All of the following is available on my GitHub.
To keep this example as fundamental as possible this is the scenario:
- The data set is provided in a yaml file
- The file must be parsed and provide output
The yaml file ‘network-device.yaml’ has the following contents:
switches:
- hostname: switch1
vendor: arista
location: datacenter
- hostname: switch2
vendor: cisco
location: inventory
Python Scripting
We start with opening the yaml file and parsing it with a simple for loop.

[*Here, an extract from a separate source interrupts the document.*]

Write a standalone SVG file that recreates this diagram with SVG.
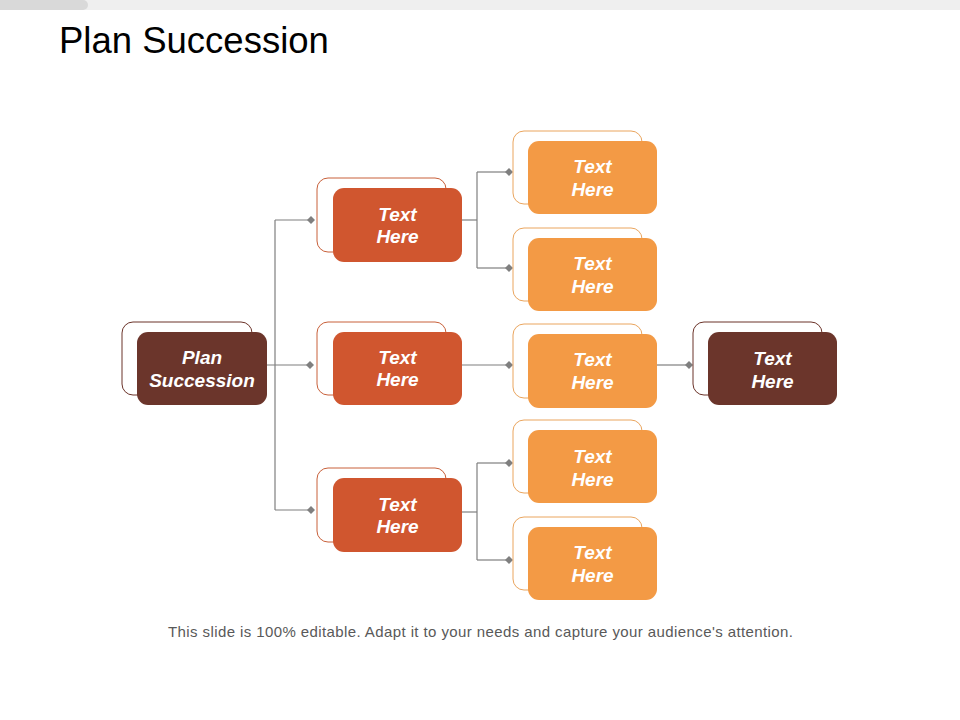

The benefits to this approach is it’s simplicity
from dataclasses import dataclass
import yaml
from pydantic import BaseModel
with open('network-device.yaml', 'r') as file:
devices = yaml.safe_load(file)
"""
Parse through the YAML in a simple script
ref. https://pyyaml.org/wiki/PyYAMLDocumentation
"""
for d in devices['switches']:
print(f" device {d['hostname']} is made by {d['vendor']} and is in location {d['location']}")
Scripting is a great way to start and end a project in a short amount of time. But if the requirements extend the program to days or weeks of work it can become a mess without good documentation as the progress as made on the program.
Python Classes
We then try a python class to do the same thing.

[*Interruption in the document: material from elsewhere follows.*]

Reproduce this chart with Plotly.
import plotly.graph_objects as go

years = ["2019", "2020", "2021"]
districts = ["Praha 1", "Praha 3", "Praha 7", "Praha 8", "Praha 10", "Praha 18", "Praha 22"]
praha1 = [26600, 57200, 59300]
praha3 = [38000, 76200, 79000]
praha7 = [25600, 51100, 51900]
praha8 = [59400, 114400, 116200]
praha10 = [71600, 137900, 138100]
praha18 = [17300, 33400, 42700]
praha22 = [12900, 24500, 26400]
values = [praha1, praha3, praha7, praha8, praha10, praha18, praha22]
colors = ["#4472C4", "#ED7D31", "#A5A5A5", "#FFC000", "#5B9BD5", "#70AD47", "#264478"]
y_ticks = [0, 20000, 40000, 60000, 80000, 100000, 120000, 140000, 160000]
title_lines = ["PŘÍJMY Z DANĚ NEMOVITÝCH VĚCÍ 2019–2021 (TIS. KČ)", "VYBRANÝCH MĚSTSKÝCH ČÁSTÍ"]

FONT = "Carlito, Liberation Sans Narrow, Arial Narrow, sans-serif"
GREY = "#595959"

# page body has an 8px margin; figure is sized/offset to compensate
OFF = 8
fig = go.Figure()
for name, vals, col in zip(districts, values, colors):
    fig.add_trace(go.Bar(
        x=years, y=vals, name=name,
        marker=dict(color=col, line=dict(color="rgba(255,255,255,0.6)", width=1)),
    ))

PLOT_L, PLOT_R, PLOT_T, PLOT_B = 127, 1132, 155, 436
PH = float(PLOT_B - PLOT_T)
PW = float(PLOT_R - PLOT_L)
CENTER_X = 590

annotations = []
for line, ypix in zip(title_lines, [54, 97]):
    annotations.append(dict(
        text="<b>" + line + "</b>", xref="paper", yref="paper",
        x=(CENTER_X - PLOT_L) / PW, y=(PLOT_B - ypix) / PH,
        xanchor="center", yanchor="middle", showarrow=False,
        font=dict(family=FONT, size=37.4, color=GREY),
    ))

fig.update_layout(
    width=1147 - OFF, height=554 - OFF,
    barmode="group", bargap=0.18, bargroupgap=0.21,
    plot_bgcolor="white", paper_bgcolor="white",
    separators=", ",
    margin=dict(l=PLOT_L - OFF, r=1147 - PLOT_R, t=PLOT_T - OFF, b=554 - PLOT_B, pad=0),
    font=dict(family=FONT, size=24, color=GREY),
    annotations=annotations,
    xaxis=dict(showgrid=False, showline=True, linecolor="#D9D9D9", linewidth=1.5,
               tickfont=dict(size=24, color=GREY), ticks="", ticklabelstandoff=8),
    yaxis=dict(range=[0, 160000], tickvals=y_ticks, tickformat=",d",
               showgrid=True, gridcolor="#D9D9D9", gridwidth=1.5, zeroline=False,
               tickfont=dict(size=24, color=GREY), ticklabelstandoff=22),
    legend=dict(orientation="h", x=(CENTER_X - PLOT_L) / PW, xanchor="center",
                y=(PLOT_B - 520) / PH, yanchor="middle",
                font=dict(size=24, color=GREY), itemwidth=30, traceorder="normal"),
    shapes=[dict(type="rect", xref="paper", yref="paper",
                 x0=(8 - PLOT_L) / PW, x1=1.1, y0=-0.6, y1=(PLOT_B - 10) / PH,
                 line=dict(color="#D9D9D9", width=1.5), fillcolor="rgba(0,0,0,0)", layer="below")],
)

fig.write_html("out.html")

from dataclasses import dataclass
import yaml
from pydantic import BaseModel
with open('network-device.yaml', 'r') as file:
devices = yaml.safe_load(file)
"""
Parse through the YAML with a Class
ref. https://docs.python.org/3/library/dataclasses.html
"""
class Devices:
def __init__(self, hostname, vendor, location):
self.hostname = hostname
self.vendor = vendor
self.location = location
D = [Devices(hostname = d['hostname'], vendor = d['vendor'], location = d['location']) for d in devices['switches']]
for h in D:
print(f" device {h.hostname} is made by {h.vendor} and is in location {h.location} {type(Devices)}")
I’m using a list comprehension as ‘D’ which is a fancy way of creating the objects of the class. I could also have used a basic ‘for’ loop. The benefits of the Python Class approach is I now have an object I can do more things with. This object is held in memory so I can do other things with this object in other methods of this class (or child classes) without having to re-parse the yaml again.

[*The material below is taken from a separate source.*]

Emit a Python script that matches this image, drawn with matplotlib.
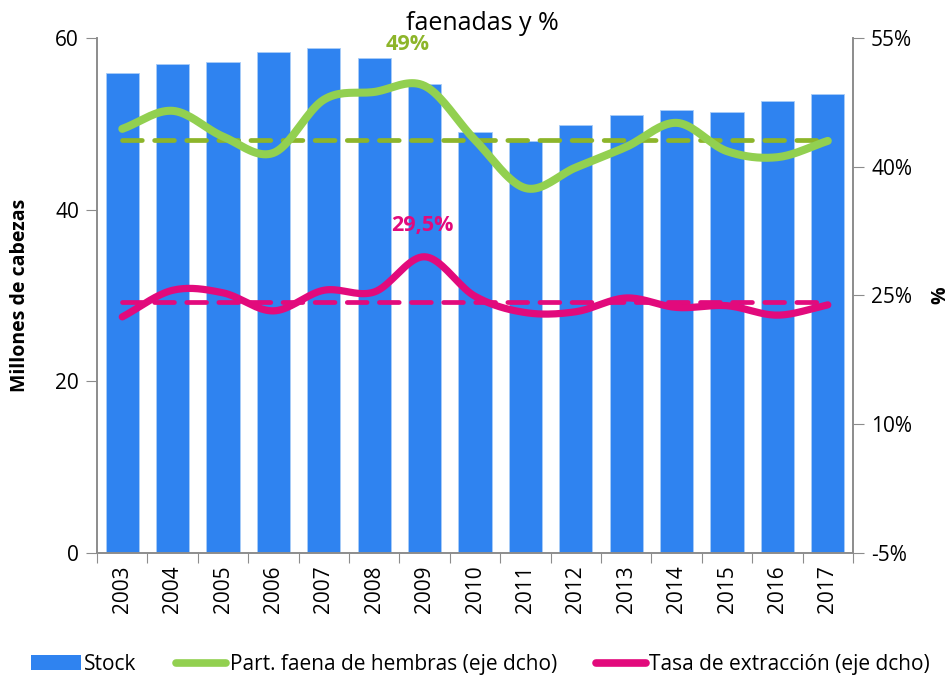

Classes are an extremely powerful tool but in my opinion should have a documented flow of why code is the way it is so the next person working on it understands what is going on.
Python Dataclasses
Dataclasses take classes are another great way for object instantiation and also self-documenting by asking the programmer to declare the variable type like a statically typed programming language (ex. C programming language). Also by using the decorator the dataclass is doing a lot of the work under the covers for us by automatically generating the __init__ and __repr__ methods.
"""
Using the dataclass decorator
ref. https://docs.python.org/3/library/dataclasses.html
"""
@dataclass
class OtherDevices:
hostname: str
vendor: str
location: str
A = [OtherDevices(**c) for c in devices['switches']]
for i in A:
print(f" device {i.hostname} is made by {i.vendor} and is in location {i.location} {type(OtherDevices)}")
One thing to call out is I went ahead and used keyword arguments (kwargs) to help generate the list comprehension instead of spelling out each variable name and it’s key. Only done as a time saver.
Pydantic
Pydantic is taking this to the next level by asking the user to create models.
"""
Using Pydantic
ref. https://pydantic-docs.helpmanual.io/usage/models/
"""
class Switches(BaseModel):
hostname: str
vendor: str
location: str
E = [Switches(**h) for h in devices['switches']]
for i in E:
print(f" device {i.hostname} is made by {i.vendor} and is in location {i.location} with {type(Switches)}")
There is a lot to read about all the things Pydantic has to offer but if I changed the hostname type to ‘int’ it will immediately kick back an error saying that value I’m passing it is not an integer. This is of huge value as dataclassses did not do this validation of type for us.
"""
Using Pydantic
ref. https://pydantic-docs.helpmanual.io/usage/models/
"""
class Switches(BaseModel):
hostname: int
vendor: str
location: str
E = [Switches(**h) for h in devices['switches']]
for i in E:
print(f" device {i.hostname} is made by {i.vendor} and is in location {i.location} with {type(Switches)}")
Traceback (most recent call last):
File "C:\Users\user\Documents\python\ways.py", line 64, in <module>
E = [Switches(**h) for h in devices['switches']]
File "C:\Users\user\Documents\python\ways.py", line 64, in <listcomp>
E = [Switches(**h) for h in devices['switches']]
File "pydantic\main.py", line 342, in pydantic.main.BaseModel.__init__
pydantic.error_wrappers.ValidationError: 1 validation error for Switches
hostname
value is not a valid integer (type=type_error.integer)
There is a lot more to pydantic but the obvious immediate value is that if the program is part of cross team or even inter-team collaboration having a built in validator is very nice to have so another member of the team can’t misuse a given method or object. Also for class, dataclass and pydantic ways are all great ways to start a larger program as it should force the programmer to think about the requirements and what/how they want to accomplish. The actual typing of the syntax at that point is fairly trivial once a well laid out plan is in place. We always want to use the right tool for the right job and not write code around an inherent problem in the planning phase.
I didn’t dive into the ‘cons’ of any approach or another on purpose as each way to accomplish the same goal is directly related to the scope and size of a given project which is extremely variable.